What needs to be done. Return each line of the data below verbatim; pictures are to be left out.

Source excerpt.
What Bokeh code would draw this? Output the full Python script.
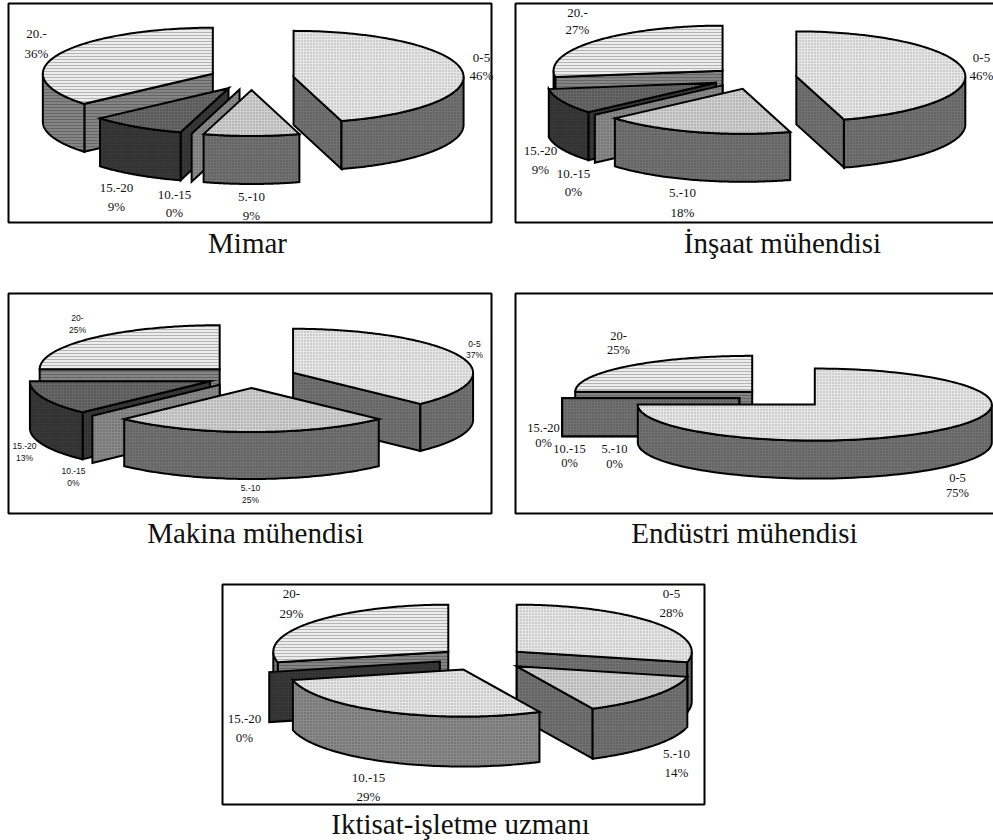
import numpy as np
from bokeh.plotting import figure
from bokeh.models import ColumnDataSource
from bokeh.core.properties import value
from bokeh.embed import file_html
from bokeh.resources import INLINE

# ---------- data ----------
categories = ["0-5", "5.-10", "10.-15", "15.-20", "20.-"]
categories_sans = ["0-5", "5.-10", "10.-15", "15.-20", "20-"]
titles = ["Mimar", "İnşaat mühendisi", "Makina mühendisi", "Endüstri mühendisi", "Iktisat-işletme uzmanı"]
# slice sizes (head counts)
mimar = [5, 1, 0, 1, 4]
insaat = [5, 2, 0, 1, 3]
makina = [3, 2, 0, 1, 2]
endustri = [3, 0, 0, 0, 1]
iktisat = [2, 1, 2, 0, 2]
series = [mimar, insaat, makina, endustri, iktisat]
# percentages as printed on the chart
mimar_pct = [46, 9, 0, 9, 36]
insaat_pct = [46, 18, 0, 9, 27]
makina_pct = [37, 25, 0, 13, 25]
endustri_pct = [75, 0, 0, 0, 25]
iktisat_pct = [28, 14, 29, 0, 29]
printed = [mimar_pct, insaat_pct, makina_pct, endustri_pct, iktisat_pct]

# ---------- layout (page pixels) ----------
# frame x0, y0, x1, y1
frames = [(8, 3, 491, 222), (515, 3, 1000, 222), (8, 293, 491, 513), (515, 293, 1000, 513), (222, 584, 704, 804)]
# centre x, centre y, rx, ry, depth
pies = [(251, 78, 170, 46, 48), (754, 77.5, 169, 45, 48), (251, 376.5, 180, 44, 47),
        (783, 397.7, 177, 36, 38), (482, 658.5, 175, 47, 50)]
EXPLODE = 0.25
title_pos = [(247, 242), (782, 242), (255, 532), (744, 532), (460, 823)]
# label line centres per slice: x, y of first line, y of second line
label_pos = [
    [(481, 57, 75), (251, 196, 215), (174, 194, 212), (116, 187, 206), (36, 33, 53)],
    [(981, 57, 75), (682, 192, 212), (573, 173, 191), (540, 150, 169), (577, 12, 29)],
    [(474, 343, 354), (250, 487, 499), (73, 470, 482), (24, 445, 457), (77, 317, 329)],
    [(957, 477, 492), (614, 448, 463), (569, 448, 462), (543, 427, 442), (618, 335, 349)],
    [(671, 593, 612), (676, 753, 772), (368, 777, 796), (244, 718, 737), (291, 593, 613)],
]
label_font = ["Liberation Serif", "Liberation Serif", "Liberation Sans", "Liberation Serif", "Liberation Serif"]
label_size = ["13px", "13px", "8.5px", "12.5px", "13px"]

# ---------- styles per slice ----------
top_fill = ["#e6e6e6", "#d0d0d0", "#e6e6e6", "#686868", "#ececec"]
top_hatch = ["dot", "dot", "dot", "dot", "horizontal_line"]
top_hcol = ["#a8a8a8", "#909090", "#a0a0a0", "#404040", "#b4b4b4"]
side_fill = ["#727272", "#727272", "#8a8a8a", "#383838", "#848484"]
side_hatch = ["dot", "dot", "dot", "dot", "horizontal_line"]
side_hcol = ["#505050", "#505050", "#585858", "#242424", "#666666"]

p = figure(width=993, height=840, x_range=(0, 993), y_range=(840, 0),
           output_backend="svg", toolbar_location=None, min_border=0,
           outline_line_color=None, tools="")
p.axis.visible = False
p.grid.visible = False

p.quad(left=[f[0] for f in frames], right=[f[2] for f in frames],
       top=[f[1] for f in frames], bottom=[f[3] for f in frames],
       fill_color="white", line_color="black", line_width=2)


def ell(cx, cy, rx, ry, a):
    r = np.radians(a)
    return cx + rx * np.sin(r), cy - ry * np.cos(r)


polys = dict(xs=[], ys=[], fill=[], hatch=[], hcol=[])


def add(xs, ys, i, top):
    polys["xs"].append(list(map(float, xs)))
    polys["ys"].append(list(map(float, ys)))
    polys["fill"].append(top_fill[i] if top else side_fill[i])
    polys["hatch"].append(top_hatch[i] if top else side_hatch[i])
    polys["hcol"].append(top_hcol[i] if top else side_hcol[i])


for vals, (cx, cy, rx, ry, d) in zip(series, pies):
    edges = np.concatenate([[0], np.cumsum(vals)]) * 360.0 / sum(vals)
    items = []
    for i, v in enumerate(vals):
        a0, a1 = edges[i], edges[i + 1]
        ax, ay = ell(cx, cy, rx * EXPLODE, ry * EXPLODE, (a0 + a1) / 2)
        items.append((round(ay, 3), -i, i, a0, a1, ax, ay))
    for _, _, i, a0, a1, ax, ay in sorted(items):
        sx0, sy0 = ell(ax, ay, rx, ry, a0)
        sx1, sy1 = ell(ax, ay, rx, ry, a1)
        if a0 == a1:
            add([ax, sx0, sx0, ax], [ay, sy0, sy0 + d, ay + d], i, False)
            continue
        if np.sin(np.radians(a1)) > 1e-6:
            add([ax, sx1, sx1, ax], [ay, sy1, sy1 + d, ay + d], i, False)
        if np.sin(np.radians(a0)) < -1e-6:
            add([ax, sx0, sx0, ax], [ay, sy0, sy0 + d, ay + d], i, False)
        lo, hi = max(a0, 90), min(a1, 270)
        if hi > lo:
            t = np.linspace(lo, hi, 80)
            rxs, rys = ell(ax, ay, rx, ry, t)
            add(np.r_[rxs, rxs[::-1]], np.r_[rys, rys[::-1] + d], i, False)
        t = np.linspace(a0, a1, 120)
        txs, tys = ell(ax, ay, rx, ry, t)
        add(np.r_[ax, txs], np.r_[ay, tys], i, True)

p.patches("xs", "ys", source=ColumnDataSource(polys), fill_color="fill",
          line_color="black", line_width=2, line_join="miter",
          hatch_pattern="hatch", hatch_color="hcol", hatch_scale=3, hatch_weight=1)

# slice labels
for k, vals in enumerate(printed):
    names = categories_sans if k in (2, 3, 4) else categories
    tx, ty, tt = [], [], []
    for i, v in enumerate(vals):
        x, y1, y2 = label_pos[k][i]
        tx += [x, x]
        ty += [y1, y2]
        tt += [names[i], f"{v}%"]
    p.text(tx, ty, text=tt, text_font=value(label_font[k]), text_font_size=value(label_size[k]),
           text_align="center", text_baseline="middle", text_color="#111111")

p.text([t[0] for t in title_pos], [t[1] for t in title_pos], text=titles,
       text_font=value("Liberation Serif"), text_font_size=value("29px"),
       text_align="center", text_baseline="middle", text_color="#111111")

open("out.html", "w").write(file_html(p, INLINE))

Solution below.
What Bokeh code would draw this? Output the full Python script.
import numpy as np
from bokeh.plotting import figure
from bokeh.models import ColumnDataSource
from bokeh.core.properties import value
from bokeh.embed import file_html
from bokeh.resources import INLINE

# ---------- data ----------
categories = ["0-5", "5.-10", "10.-15", "15.-20", "20.-"]
categories_sans = ["0-5", "5.-10", "10.-15", "15.-20", "20-"]
titles = ["Mimar", "İnşaat mühendisi", "Makina mühendisi", "Endüstri mühendisi", "Iktisat-işletme uzmanı"]
# slice sizes (head counts)
mimar = [5, 1, 0, 1, 4]
insaat = [5, 2, 0, 1, 3]
makina = [3, 2, 0, 1, 2]
endustri = [3, 0, 0, 0, 1]
iktisat = [2, 1, 2, 0, 2]
series = [mimar, insaat, makina, endustri, iktisat]
# percentages as printed on the chart
mimar_pct = [46, 9, 0, 9, 36]
insaat_pct = [46, 18, 0, 9, 27]
makina_pct = [37, 25, 0, 13, 25]
endustri_pct = [75, 0, 0, 0, 25]
iktisat_pct = [28, 14, 29, 0, 29]
printed = [mimar_pct, insaat_pct, makina_pct, endustri_pct, iktisat_pct]

# ---------- layout (page pixels) ----------
# frame x0, y0, x1, y1
frames = [(8, 3, 491, 222), (515, 3, 1000, 222), (8, 293, 491, 513), (515, 293, 1000, 513), (222, 584, 704, 804)]
# centre x, centre y, rx, ry, depth
pies = [(251, 78, 170, 46, 48), (754, 77.5, 169, 45, 48), (251, 376.5, 180, 44, 47),
        (783, 397.7, 177, 36, 38), (482, 658.5, 175, 47, 50)]
EXPLODE = 0.25
title_pos = [(247, 242), (782, 242), (255, 532), (744, 532), (460, 823)]
# label line centres per slice: x, y of first line, y of second line
label_pos = [
    [(481, 57, 75), (251, 196, 215), (174, 194, 212), (116, 187, 206), (36, 33, 53)],
    [(981, 57, 75), (682, 192, 212), (573, 173, 191), (540, 150, 169), (577, 12, 29)],
    [(474, 343, 354), (250, 487, 499), (73, 470, 482), (24, 445, 457), (77, 317, 329)],
    [(957, 477, 492), (614, 448, 463), (569, 448, 462), (543, 427, 442), (618, 335, 349)],
    [(671, 593, 612), (676, 753, 772), (368, 777, 796), (244, 718, 737), (291, 593, 613)],
]
label_font = ["Liberation Serif", "Liberation Serif", "Liberation Sans", "Liberation Serif", "Liberation Serif"]
label_size = ["13px", "13px", "8.5px", "12.5px", "13px"]

# ---------- styles per slice ----------
top_fill = ["#e6e6e6", "#d0d0d0", "#e6e6e6", "#686868", "#ececec"]
top_hatch = ["dot", "dot", "dot", "dot", "horizontal_line"]
top_hcol = ["#a8a8a8", "#909090", "#a0a0a0", "#404040", "#b4b4b4"]
side_fill = ["#727272", "#727272", "#8a8a8a", "#383838", "#848484"]
side_hatch = ["dot", "dot", "dot", "dot", "horizontal_line"]
side_hcol = ["#505050", "#505050", "#585858", "#242424", "#666666"]

p = figure(width=993, height=840, x_range=(0, 993), y_range=(840, 0),
           output_backend="svg", toolbar_location=None, min_border=0,
           outline_line_color=None, tools="")
p.axis.visible = False
p.grid.visible = False

p.quad(left=[f[0] for f in frames], right=[f[2] for f in frames],
       top=[f[1] for f in frames], bottom=[f[3] for f in frames],
       fill_color="white", line_color="black", line_width=2)


def ell(cx, cy, rx, ry, a):
    r = np.radians(a)
    return cx + rx * np.sin(r), cy - ry * np.cos(r)


polys = dict(xs=[], ys=[], fill=[], hatch=[], hcol=[])


def add(xs, ys, i, top):
    polys["xs"].append(list(map(float, xs)))
    polys["ys"].append(list(map(float, ys)))
    polys["fill"].append(top_fill[i] if top else side_fill[i])
    polys["hatch"].append(top_hatch[i] if top else side_hatch[i])
    polys["hcol"].append(top_hcol[i] if top else side_hcol[i])


for vals, (cx, cy, rx, ry, d) in zip(series, pies):
    edges = np.concatenate([[0], np.cumsum(vals)]) * 360.0 / sum(vals)
    items = []
    for i, v in enumerate(vals):
        a0, a1 = edges[i], edges[i + 1]
        ax, ay = ell(cx, cy, rx * EXPLODE, ry * EXPLODE, (a0 + a1) / 2)
        items.append((round(ay, 3), -i, i, a0, a1, ax, ay))
    for _, _, i, a0, a1, ax, ay in sorted(items):
        sx0, sy0 = ell(ax, ay, rx, ry, a0)
        sx1, sy1 = ell(ax, ay, rx, ry, a1)
        if a0 == a1:
            add([ax, sx0, sx0, ax], [ay, sy0, sy0 + d, ay + d], i, False)
            continue
        if np.sin(np.radians(a1)) > 1e-6:
            add([ax, sx1, sx1, ax], [ay, sy1, sy1 + d, ay + d], i, False)
        if np.sin(np.radians(a0)) < -1e-6:
            add([ax, sx0, sx0, ax], [ay, sy0, sy0 + d, ay + d], i, False)
        lo, hi = max(a0, 90), min(a1, 270)
        if hi > lo:
            t = np.linspace(lo, hi, 80)
            rxs, rys = ell(ax, ay, rx, ry, t)
            add(np.r_[rxs, rxs[::-1]], np.r_[rys, rys[::-1] + d], i, False)
        t = np.linspace(a0, a1, 120)
        txs, tys = ell(ax, ay, rx, ry, t)
        add(np.r_[ax, txs], np.r_[ay, tys], i, True)

p.patches("xs", "ys", source=ColumnDataSource(polys), fill_color="fill",
          line_color="black", line_width=2, line_join="miter",
          hatch_pattern="hatch", hatch_color="hcol", hatch_scale=3, hatch_weight=1)

# slice labels
for k, vals in enumerate(printed):
    names = categories_sans if k in (2, 3, 4) else categories
    tx, ty, tt = [], [], []
    for i, v in enumerate(vals):
        x, y1, y2 = label_pos[k][i]
        tx += [x, x]
        ty += [y1, y2]
        tt += [names[i], f"{v}%"]
    p.text(tx, ty, text=tt, text_font=value(label_font[k]), text_font_size=value(label_size[k]),
           text_align="center", text_baseline="middle", text_color="#111111")

p.text([t[0] for t in title_pos], [t[1] for t in title_pos], text=titles,
       text_font=value("Liberation Serif"), text_font_size=value("29px"),
       text_align="center", text_baseline="middle", text_color="#111111")

open("out.html", "w").write(file_html(p, INLINE))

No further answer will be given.